Just ink and paper. A means of conveyance. A way of transferring something from one person to the next. Value a matter of convention. Both date back, at least for our purposes, about six hundred years, give or take.

My six year old son is rapidly learning the value of money, what it can buy and how slowly it is accumulated. He recently lost his first tooth. As an exercise in school last year he wrote a letter to the Tooth Fairy. In it he pleaded for a Wii game under his pillow. The generous sprite left him $5 instead. Probably too much, but it was his first tooth. Last night he remarked how when he is older and a daddy his child will likely be reaping something in the order of $15 for a tooth. Bright kid; I’d better hide my collection of books for a decade or two. Wouldn’t want to mess with his head too early.

He is also learning the value of books. My wife and I, mostly my wife, have been sharing books with him since he could sit up on his own. We marvel at the fact that one day, seemingly out of the blue, he knew how to read. These days his tastes run toward Dav Pilkey’s Captain Underpants series. They are inspired pieces of silliness. Junie B. Jones runs a close second. Wonderful books.

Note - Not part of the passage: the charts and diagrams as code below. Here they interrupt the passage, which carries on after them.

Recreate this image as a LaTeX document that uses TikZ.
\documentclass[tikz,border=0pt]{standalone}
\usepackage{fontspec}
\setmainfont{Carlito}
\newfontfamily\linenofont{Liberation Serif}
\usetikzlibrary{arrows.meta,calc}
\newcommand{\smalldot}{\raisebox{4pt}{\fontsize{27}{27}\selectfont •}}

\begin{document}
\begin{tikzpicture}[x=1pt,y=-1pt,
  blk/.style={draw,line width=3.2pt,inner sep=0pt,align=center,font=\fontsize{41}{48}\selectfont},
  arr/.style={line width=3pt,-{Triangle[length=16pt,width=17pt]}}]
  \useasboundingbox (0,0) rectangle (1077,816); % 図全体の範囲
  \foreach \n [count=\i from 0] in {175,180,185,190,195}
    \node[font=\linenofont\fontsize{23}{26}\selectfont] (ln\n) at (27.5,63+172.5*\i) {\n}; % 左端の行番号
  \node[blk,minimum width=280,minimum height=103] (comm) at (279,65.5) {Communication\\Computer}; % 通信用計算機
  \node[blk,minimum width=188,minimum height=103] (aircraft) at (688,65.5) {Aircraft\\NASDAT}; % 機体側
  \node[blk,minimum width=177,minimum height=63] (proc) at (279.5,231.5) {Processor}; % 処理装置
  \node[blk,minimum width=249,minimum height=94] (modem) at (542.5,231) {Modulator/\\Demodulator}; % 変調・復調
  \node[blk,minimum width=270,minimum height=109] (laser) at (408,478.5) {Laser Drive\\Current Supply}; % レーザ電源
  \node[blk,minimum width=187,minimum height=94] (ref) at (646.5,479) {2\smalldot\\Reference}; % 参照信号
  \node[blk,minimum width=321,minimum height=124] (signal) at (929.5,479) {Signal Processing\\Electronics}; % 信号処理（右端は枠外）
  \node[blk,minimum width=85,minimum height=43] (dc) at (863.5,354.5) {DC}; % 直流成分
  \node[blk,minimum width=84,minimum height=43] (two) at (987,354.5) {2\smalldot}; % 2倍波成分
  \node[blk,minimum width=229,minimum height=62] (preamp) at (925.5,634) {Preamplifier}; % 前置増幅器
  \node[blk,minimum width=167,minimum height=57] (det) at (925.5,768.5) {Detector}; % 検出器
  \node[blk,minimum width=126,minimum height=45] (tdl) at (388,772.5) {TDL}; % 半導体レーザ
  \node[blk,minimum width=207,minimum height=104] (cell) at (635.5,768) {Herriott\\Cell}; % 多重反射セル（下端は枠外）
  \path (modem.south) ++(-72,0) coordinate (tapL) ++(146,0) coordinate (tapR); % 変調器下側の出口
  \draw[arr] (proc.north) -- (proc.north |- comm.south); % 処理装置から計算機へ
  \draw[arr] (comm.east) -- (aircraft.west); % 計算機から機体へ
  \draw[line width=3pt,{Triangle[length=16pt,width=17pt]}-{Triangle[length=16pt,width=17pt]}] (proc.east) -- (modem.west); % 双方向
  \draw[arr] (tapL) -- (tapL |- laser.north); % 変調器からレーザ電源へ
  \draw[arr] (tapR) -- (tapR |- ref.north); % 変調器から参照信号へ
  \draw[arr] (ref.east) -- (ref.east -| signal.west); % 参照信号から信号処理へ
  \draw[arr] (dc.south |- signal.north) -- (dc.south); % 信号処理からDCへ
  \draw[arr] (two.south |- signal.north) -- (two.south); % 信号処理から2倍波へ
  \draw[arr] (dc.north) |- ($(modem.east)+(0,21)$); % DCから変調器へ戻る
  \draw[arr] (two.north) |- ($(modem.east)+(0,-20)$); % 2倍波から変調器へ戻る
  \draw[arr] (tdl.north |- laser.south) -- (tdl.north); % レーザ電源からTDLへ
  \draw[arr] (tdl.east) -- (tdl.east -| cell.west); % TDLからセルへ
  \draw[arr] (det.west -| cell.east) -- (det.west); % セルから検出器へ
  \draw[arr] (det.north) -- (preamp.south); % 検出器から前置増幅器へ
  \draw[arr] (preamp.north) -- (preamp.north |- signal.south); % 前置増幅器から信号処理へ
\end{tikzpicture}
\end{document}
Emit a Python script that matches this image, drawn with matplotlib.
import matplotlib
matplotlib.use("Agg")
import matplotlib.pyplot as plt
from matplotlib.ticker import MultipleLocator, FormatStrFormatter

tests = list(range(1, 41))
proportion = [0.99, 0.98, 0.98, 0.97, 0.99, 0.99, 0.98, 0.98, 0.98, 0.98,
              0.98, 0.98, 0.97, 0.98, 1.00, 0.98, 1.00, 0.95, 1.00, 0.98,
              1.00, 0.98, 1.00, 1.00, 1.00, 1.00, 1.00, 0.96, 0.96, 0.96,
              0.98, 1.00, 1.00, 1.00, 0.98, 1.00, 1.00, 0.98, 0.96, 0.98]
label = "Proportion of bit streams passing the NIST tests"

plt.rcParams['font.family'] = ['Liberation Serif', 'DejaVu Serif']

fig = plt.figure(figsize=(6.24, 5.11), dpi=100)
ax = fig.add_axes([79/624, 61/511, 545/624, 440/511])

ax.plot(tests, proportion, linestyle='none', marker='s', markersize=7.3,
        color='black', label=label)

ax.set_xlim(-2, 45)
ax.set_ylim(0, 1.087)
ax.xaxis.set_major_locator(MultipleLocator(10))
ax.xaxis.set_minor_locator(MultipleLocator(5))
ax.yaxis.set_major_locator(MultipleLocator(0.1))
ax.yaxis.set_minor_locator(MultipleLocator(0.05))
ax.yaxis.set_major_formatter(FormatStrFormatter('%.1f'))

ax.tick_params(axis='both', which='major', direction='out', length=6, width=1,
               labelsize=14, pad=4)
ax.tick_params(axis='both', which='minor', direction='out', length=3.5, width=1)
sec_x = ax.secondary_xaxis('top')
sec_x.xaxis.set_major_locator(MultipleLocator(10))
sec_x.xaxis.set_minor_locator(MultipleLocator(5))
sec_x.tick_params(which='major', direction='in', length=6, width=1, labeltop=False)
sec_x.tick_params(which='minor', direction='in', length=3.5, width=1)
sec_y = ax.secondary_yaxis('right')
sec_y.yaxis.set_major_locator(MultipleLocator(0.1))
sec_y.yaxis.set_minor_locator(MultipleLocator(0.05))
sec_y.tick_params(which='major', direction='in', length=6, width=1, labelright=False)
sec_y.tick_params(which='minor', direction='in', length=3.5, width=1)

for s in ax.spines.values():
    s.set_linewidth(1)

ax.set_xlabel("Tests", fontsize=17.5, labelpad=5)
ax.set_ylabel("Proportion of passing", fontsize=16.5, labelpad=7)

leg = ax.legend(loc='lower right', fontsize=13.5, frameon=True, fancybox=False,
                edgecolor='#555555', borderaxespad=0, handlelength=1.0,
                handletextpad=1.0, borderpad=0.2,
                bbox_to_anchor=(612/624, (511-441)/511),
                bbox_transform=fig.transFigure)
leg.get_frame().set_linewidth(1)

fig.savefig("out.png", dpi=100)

But paper and ink are in danger of becoming obsolete. I sit here writing this in a Costco on my lunch hour. After buying a diet pop I have $41.17 left in my pocket. In my wallet I have two credit cards and a bank card. Digital money I could use, if I wasn’t so cheap, to buy something out there on the floor.

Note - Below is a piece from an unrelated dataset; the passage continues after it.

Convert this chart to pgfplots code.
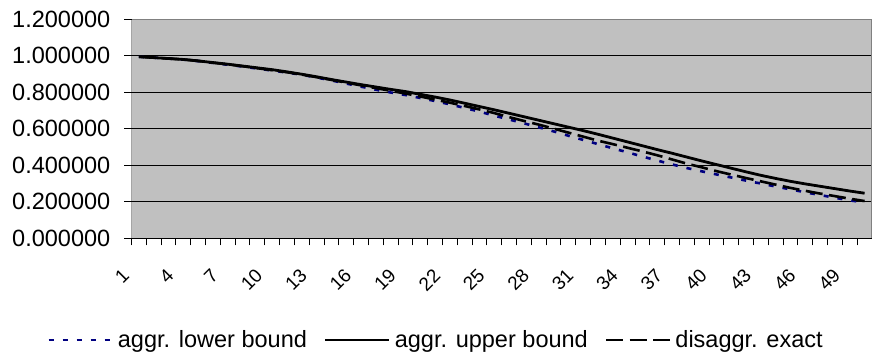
\documentclass[border=0pt]{standalone}
\usepackage{pgfplots}
\pgfplotsset{compat=1.18}
\usepackage{pgfplotstable}
\usepackage{fontspec}
\setmainfont{Liberation Sans}
\definecolor{plotbg}{RGB}{192,192,192}
\definecolor{framegray}{RGB}{128,128,128}
\definecolor{dotnavy}{RGB}{0,0,128}

\pgfplotstableread{
x lower upper exact
1 0.995 0.995 0.995
2 0.990 0.990 0.990
3 0.985 0.985 0.985
4 0.979 0.980 0.980
5 0.971 0.972 0.972
6 0.961 0.963 0.962
7 0.951 0.954 0.953
8 0.941 0.944 0.943
9 0.930 0.934 0.932
10 0.919 0.924 0.921
11 0.908 0.912 0.910
12 0.896 0.899 0.897
13 0.881 0.885 0.883
14 0.865 0.870 0.868
15 0.848 0.856 0.853
16 0.831 0.842 0.838
17 0.814 0.829 0.823
18 0.799 0.816 0.808
19 0.785 0.804 0.793
20 0.769 0.789 0.777
21 0.752 0.774 0.760
22 0.734 0.758 0.743
23 0.714 0.740 0.725
24 0.694 0.722 0.706
25 0.672 0.704 0.686
26 0.651 0.685 0.664
27 0.630 0.666 0.643
28 0.608 0.647 0.623
29 0.586 0.628 0.601
30 0.562 0.609 0.579
31 0.539 0.590 0.557
32 0.516 0.570 0.535
33 0.493 0.549 0.516
34 0.471 0.528 0.496
35 0.448 0.507 0.476
36 0.426 0.486 0.455
37 0.405 0.466 0.432
38 0.385 0.445 0.409
39 0.367 0.424 0.389
40 0.350 0.404 0.368
41 0.333 0.384 0.349
42 0.316 0.364 0.330
43 0.300 0.345 0.312
44 0.284 0.328 0.294
45 0.268 0.312 0.276
46 0.252 0.298 0.260
47 0.237 0.285 0.245
48 0.222 0.272 0.231
49 0.208 0.259 0.217
50 0.196 0.247 0.204
}\datatable

\begin{document}
\begin{tikzpicture}
\useasboundingbox (0,0) rectangle (872bp,362bp);
\begin{axis}[
  at={(131.5bp,123.7bp)}, anchor=south west,
  scale only axis,
  width=740.5bp, height=219bp,
  xmin=0.5, xmax=50.5,
  ymin=0, ymax=1.2,
  axis background/.style={fill=plotbg},
  axis line style={draw=none},
  ytick={0,0.2,0.4,0.6,0.8,1.0,1.2},
  ymajorgrids,
  y grid style={black, line width=1bp},
  xtick={0.5,1.5,...,50.5},
  xticklabels={},
  xtick pos=lower, ytick pos=left,
  tick align=outside,
  major tick length=7bp,
  tick style={black, line width=1bp},
  extra x ticks={1,4,7,10,13,16,19,22,25,28,31,34,37,40,43,46,49},
  extra x tick labels={1,4,7,10,13,16,19,22,25,28,31,34,37,40,43,46,49},
  extra x tick style={major tick length=0pt, grid=none,
     xticklabel style={xshift=-13bp, yshift=-34bp, rotate=45, anchor=east, inner sep=0pt,
       font=\fontsize{19}{23}\selectfont}},
  tick label style={font=\fontsize{23.6}{28}\selectfont},
  yticklabel style={anchor=east, inner sep=0pt, xshift=-14bp,
     /pgf/number format/.cd, fixed, fixed zerofill, precision=6, assume math mode=true},
  xticklabel style={/pgf/number format/assume math mode=true},
  legend columns=3,
  legend style={at={(-0.114,-0.464)}, anchor=west, draw=none, fill=none,
     font=\fontsize{23.6}{28}\selectfont,
     inner sep=0pt,
     nodes={inner xsep=4bp},
     /tikz/every even column/.append style={column sep=13bp}},
  legend image code/.code={\draw[#1] (0bp,0bp) -- (64bp,0bp);},
]
\addplot[dotnavy, line width=2.6bp, dash pattern=on 5bp off 9bp] table[x=x, y=lower] {\datatable};
\addlegendentry{aggr. lower bound}
\addplot[black, line width=2.8bp] table[x=x, y=upper] {\datatable};
\addlegendentry{aggr. upper bound}
\addplot[black, line width=2.6bp, dash pattern=on 17bp off 6.5bp] table[x=x, y=exact] {\datatable};
\addlegendentry{disaggr. exact}
\draw[framegray, line width=1.5bp] (rel axis cs:0,1) -- (rel axis cs:1,1) -- (rel axis cs:1,0);
\draw[black, line width=1.3bp] (rel axis cs:0,1) -- (rel axis cs:0,0) -- (rel axis cs:1,0);
\end{axis}
\end{tikzpicture}
\end{document}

I said ‘writing this,’ when really I am tapping it out on a miraculous little gizmo recently developed by the good people at Apple. Besides my meditations, there are photos, music, and all sorts of useful things crammed into it.

There are also five books magically waiting the tap of a finger. One is a user’s manual. The other four are in the public domain and I downloaded them for free. There’s ‘Creative Unity’ by Rabindranath Tagore, filled with wonders of the spirit, next ‘The Essays of Arthur Schopenhauer’, which I haven’t had the time or energy to crack open, so to speak. Then there’s a digital copy of Walt Whitman’s ‘Leaves of Grass’ and the ‘Tao Te King’.

Digital money and digital books. And once more the question of relative value.

Of course there’s the old saw, ‘Time is Money.’ We trade our time, our precious time, for money, so as to provide the necessities and a few other things of life.

Books require a certain investment of time too. Or what is contained in them, at any rate. Giants of the spirit leave us their experiences, their reflections, their visions of Life. It is all out there, food for the soul.

It’s all just ink on paper, value it as we will.

Money seems to have gained the upper hand these days. But is the pendulum swinging back?